* **Data to use**:
◇ ◇ ◇

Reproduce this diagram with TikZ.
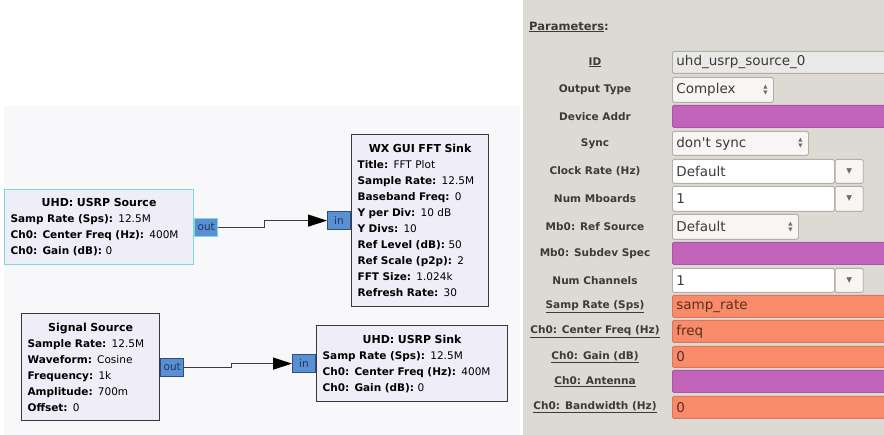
\documentclass[tikz,border=0pt]{standalone}
\usepackage{fontspec}
\setmainfont{DejaVu Sans}
\usepackage{tikz}
\usetikzlibrary{arrows.meta,positioning}
\definecolor{CanvasBg}{HTML}{F8F7FA}
\definecolor{BlockFill}{HTML}{EFEDF7}
\definecolor{BlockEdge}{HTML}{3A3A3A}
\definecolor{SelCyan}{HTML}{7AD9DC}
\definecolor{PortBlue}{HTML}{5A8FD2}
\definecolor{PortEdge}{HTML}{2A4F86}
\definecolor{PortText}{HTML}{1C3766}
\definecolor{WireGray}{HTML}{3C3C3C}
\definecolor{PanelBg}{HTML}{DDD9D3}
\definecolor{LabelText}{HTML}{3C3B37}
\definecolor{FieldEdge}{HTML}{B3AEA7}
\definecolor{IdGray}{HTML}{E9E9E7}
\definecolor{SpinFill}{HTML}{F7F6F4}
\definecolor{ArrowGray}{HTML}{6E6C68}
\definecolor{ParMagenta}{HTML}{C263BC}
\definecolor{MagEdge}{HTML}{A9559F}
\definecolor{ParOrange}{HTML}{F98B6A}
\definecolor{OrEdge}{HTML}{D9775A}
\definecolor{OrText}{HTML}{5A2E20}
\newcommand{\blktitle}[1]{\makebox[\linewidth]{\fontsize{11}{16}\selectfont\bfseries #1}}
\newcommand{\prm}[2]{\mbox{\textbf{#1:} #2}}
\tikzset{
  % Flowgraph block
  BLK/.style={rectangle,draw=BlockEdge,line width=1.2pt,fill=BlockFill,
              anchor=north west,align=left,inner xsep=6pt,inner ysep=0pt,
              font=\fontsize{10.5}{16}\selectfont,text=black},
  blk/.style={BLK},
  sel/.style={BLK,draw=SelCyan},
  % Port
  port/.style={rectangle,draw=PortEdge,line width=1pt,fill=PortBlue,text=PortText,
               minimum width=23pt,minimum height=18pt,inner sep=0pt,
               font=\fontsize{10.5}{11}\selectfont},
  % Connection
  wire/.style={-{Triangle[length=19pt,width=12pt,color=black]},line width=1.1pt,draw=WireGray},
  % Dialog label
  lbl/.style={font=\fontsize{10.5}{12}\selectfont\bfseries,text=LabelText,inner sep=0pt},
  % Dialog fields
  FLD/.style={rectangle,anchor=north west,draw=FieldEdge,line width=0.8pt,
              rounded corners=1.5pt,inner xsep=4pt,inner ysep=0pt,align=left,
              font=\fontsize{13.5}{14}\selectfont,text=LabelText},
  fW/.style={FLD,fill=white},
  fS/.style={FLD,fill=SpinFill},
  fG/.style={FLD,fill=IdGray},
  fM/.style={FLD,fill=ParMagenta,draw=MagEdge},
  fO/.style={FLD,fill=ParOrange,draw=OrEdge,text=OrText},
  spinar/.style={font=\fontsize{5.5}{6}\selectfont,text=ArrowGray,inner sep=0pt,align=center},
  ddbtn/.style={FLD,fill=SpinFill,minimum width=28pt,inner xsep=0pt,align=center,
                font=\fontsize{7.5}{8}\selectfont,text=ArrowGray}
}
\begin{document}
\begin{tikzpicture}[x=1pt,y=-1pt]
  \path[use as bounding box] (0,0) rectangle (884,435);
  \clip (0,0) rectangle (884,435);
  \fill[CanvasBg] (4,106) rectangle (520,435);
  \fill[PanelBg] (523,0) rectangle (884,435);

  % flowgraph
  \node[sel,text width=177pt,minimum height=75pt] (usrpsrc) at (4,189)
    {\blktitle{UHD: USRP Source}\\ \prm{Samp Rate (Sps)}{12.5M}\\
     \prm{Ch0: Center Freq (Hz)}{400M}\\ \prm{Ch0: Gain (dB)}{0}};
  \node[blk,text width=125pt,minimum height=172pt] (fftsink) at (351,134)
    {\blktitle{WX GUI FFT Sink}\\ \prm{Title}{FFT Plot}\\ \prm{Sample Rate}{12.5M}\\
     \prm{Baseband Freq}{0}\\ \prm{Y per Div}{10 dB}\\ \prm{Y Divs}{10}\\
     \prm{Ref Level (dB)}{50}\\ \prm{Ref Scale (p2p)}{2}\\ \prm{FFT Size}{1.024k}\\
     \prm{Refresh Rate}{30}};
  \node[blk,text width=126pt,minimum height=107pt] (sigsrc) at (21,313)
    {\blktitle{Signal Source}\\ \prm{Sample Rate}{12.5M}\\ \prm{Waveform}{Cosine}\\
     \prm{Frequency}{1k}\\ \prm{Amplitude}{700m}\\ \prm{Offset}{0}};
  \node[blk,text width=179pt,minimum height=76pt] (usrpsink) at (316,325)
    {\blktitle{UHD: USRP Sink}\\ \prm{Samp Rate (Sps)}{12.5M}\\
     \prm{Ch0: Center Freq (Hz)}{400M}\\ \prm{Ch0: Gain (dB)}{0}};

  \node[port,draw=SelCyan,right=0pt of usrpsrc] (srcout) {out};
  \node[port,left=0pt of fftsink]               (fftin)  {in};
  \node[port,right=0pt of sigsrc]               (sigout) {out};
  \node[port,left=0pt of usrpsink]              (sinkin) {in};

  \draw[wire] (srcout.east) -- ++(46,0) |- (fftin.west);
  \draw[wire] (sigout.east) -- ++(47,0) |- (sinkin.west);

  % parameter dialog
  \coordinate (lcol) at (595,0);
  \node[lbl,anchor=west,font=\fontsize{11.5}{12}\selectfont\bfseries] (phead) at (529,27)
    {\underline{Parameters}:};

  \node[fG,text width=208pt,minimum height=22pt] (fid)   at (672,51)  {uhd\_usrp\_source\_0};
  \node[fS,text width=93pt, minimum height=25pt] (otype) at (672,77)  {Complex};
  \node[fM,text width=208pt,minimum height=22pt] (fdev)  at (672,105) {};
  \node[fS,text width=128pt,minimum height=24pt] (fsync) at (672,131) {don\textquotesingle t sync};
  \node[fW,text width=154pt,minimum height=24pt] (fclk)  at (672,159) {Default};
  \node[fW,text width=154pt,minimum height=25pt] (fmb)   at (672,186) {1};
  \node[fS,text width=118pt,minimum height=25pt] (fref)  at (672,214) {Default};
  \node[fM,text width=208pt,minimum height=22pt] (fsub)  at (672,242) {};
  \node[fW,text width=154pt,minimum height=24pt] (fnch)  at (672,268) {1};
  \node[fO,text width=208pt,minimum height=22pt] (frate) at (672,295) {samp\_rate};
  \node[fO,text width=208pt,minimum height=22pt] (ffreq) at (672,320) {freq};
  \node[fO,text width=208pt,minimum height=21pt] (fgain) at (672,346) {0};
  \node[fM,text width=208pt,minimum height=22pt] (fant)  at (672,370) {};
  \node[fO,text width=208pt,minimum height=22pt] (fbw)   at (672,396) {0};

  \node[spinar,left=6pt of otype.east] (otypeA) {▲\\▼};
  \node[spinar,left=6pt of fsync.east] (fsyncA) {▲\\▼};
  \node[spinar,left=6pt of fref.east]  (frefA)  {▲\\▼};
  \node[ddbtn,minimum height=24pt,right=0pt of fclk] (fclkB) {▼};
  \node[ddbtn,minimum height=25pt,right=0pt of fmb]  (fmbB)  {▼};
  \node[ddbtn,minimum height=24pt,right=0pt of fnch] (fnchB) {▼};

  \node[lbl] (lid)   at (lcol |- fid)   {\underline{ID}};
  \node[lbl] (lotyp) at (lcol |- otype) {Output Type};
  \node[lbl] (ldev)  at (lcol |- fdev)  {Device Addr};
  \node[lbl] (lsync) at (lcol |- fsync) {Sync};
  \node[lbl] (lclk)  at (lcol |- fclk)  {Clock Rate (Hz)};
  \node[lbl] (lmb)   at (lcol |- fmb)   {Num Mboards};
  \node[lbl] (lref)  at (lcol |- fref)  {Mb0: Ref Source};
  \node[lbl] (lsub)  at (lcol |- fsub)  {Mb0: Subdev Spec};
  \node[lbl] (lnch)  at (lcol |- fnch)  {Num Channels};
  \node[lbl] (lrate) at (lcol |- frate) {\underline{Samp Rate (Sps)}};
  \node[lbl] (lfreq) at (lcol |- ffreq) {\underline{Ch0: Center Freq (Hz)}};
  \node[lbl] (lgain) at (lcol |- fgain) {\underline{Ch0: Gain (dB)}};
  \node[lbl] (lant)  at (lcol |- fant)  {\underline{Ch0: Antenna}};
  \node[lbl] (lbw)   at (lcol |- fbw)   {\underline{Ch0: Bandwidth (Hz)}};
\end{tikzpicture}
\end{document}
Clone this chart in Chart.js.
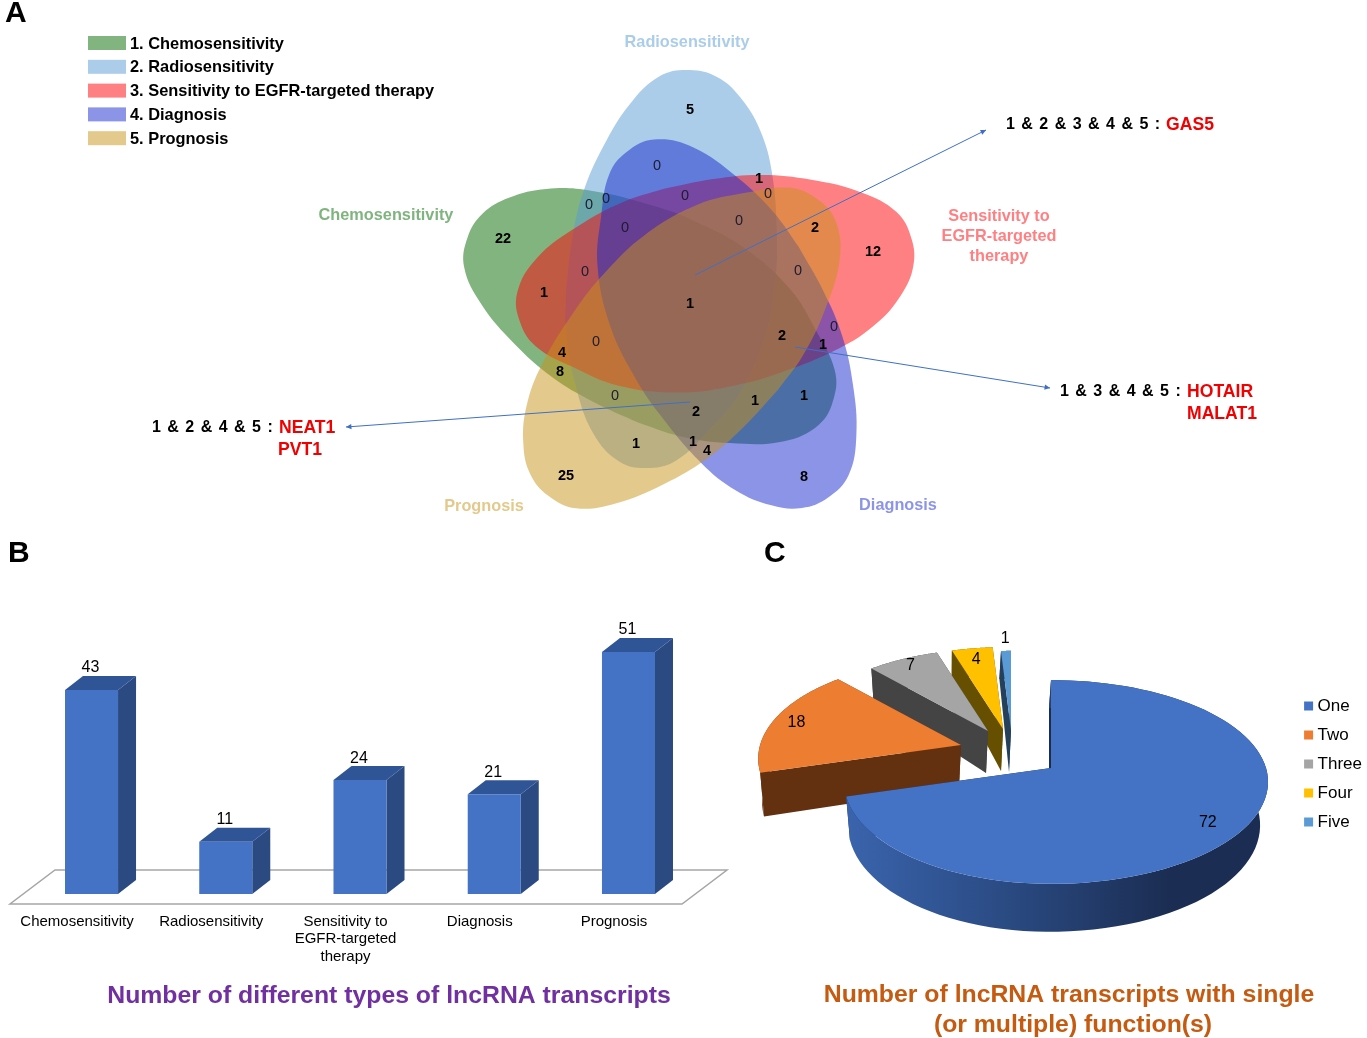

◇ ◇ ◇

* **What the exercise asks**:
Copy out each line of the listing that holds "this".

* **Problem solution**:
Reproduce this diagram with TikZ.
Clone this chart in Chart.js.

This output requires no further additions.